The role of the country's media here is very important and decisive. The country's weak intellectual political tradition, the media ownership and the fact that writers, academics and critics depend on state funding, also contribute to that phenomenon. Fianna Fail was a dynamic populist party, that marred traditional "clientelistic" Irish political techniques with modern forms of manipulation of political opinion.

Its founder Eamon de Valera used the family owned Irish Press newspaper groups, to mould public opinion and discourse. In that way a dominant technocratic ideology, that is rarely challenged by other ideological perspectives was established.

The Irish civil service also plays a role in the formation of the country's political traditions, as it acts as the unelected state. In its creation, the Irish state inherited the British Westminster model of politics and the British Whitehall model of civil service and public administration. In fact the Irish civil service is still influenced by its colonial traditions.

It inherited a structure based on strict hierarchies of power and on the dominance of the Department of Finance. The civil service in Ireland has power. Only during the past two decades up to the financial crisis, power was shifted more to the political system, with ministers overriding the advice of civil servants on matter like the country's budget.

Until then, a lack of control, accountability and responsibility on the part of the Irish political class was widespread. The elected politicians allocated to the state bureaucracy and the civil service, the role of the principal initiator and designer of policy, rather the executor.
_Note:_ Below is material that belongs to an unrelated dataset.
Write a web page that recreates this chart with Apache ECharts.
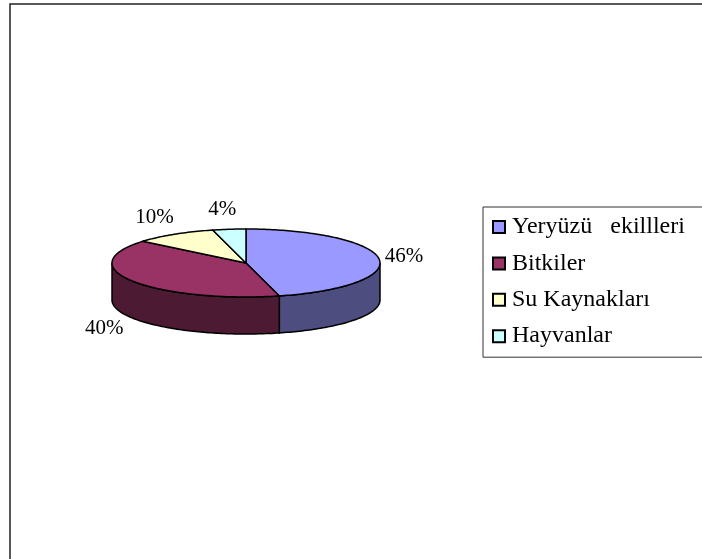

The Whitehall culture let to conservative bias to policy and administration and a culture of secrecy.

Professional civil servants have much power in administration and in policy development, that it leads to incrementalism and the civil servants are using this power subtly, keeping the status quo and avoiding radical change. They are also in contact with interest groups without control, accountability and responsibility on the Irish political class.

Though a lot of important reforms took place in Ireland the past few decades, like the establishment of the Ombudsman's Office and the Data Protection Act, the country still maintains its neo-liberal political ideology that promotes the interests of the global capitalist elites.

The way that the Irish government has dealt with the current economic crisis, testifies this fact and it comes with the cooperation and involvement of the other European governing elites. And it achieved everything it wanted with very little reaction from the Irish voters.

From the Irish case we can understand how difficult is to reform a political system and I am sure that many of us, will find a lot of similarities between Ireland and our own countries. Especially when we are examining the case of countries like Greece, that has been through very similar transformations and political traditions over their very short modern history.

When your country's elites form a "national" consensus that all of us must accept in order to feel that we belong in a collective "national" culture and mentality, is it possible to break free and form our own? How easy is to criticize the current establishment and what actions can we take to push for reforms, when we are against a very old, established and well functioning political system that is influenced or controlled by global elites?

The only way is to study our nation's history with an open mind and explore the role of all actors that are, or have been involved in the past, inevitably forming our national and political conscience of today. But without a proper educational system that will allow and encourage this, or a platform that citizens can come together and discuss politics openly, this seems impossible.

If we do not change the way we think of or get involved in politics, our communities won't change. If our communities can't change, then our countries won't change either and so is Europe, or the way the whole world is shaped and develops. And that makes us accomplices of the current political reality.

The above article was written based on notes of the various publications by Dr. Mary Murphy and Prof. Peadar Kirby, that I read while studying politics as part of my journalism studies.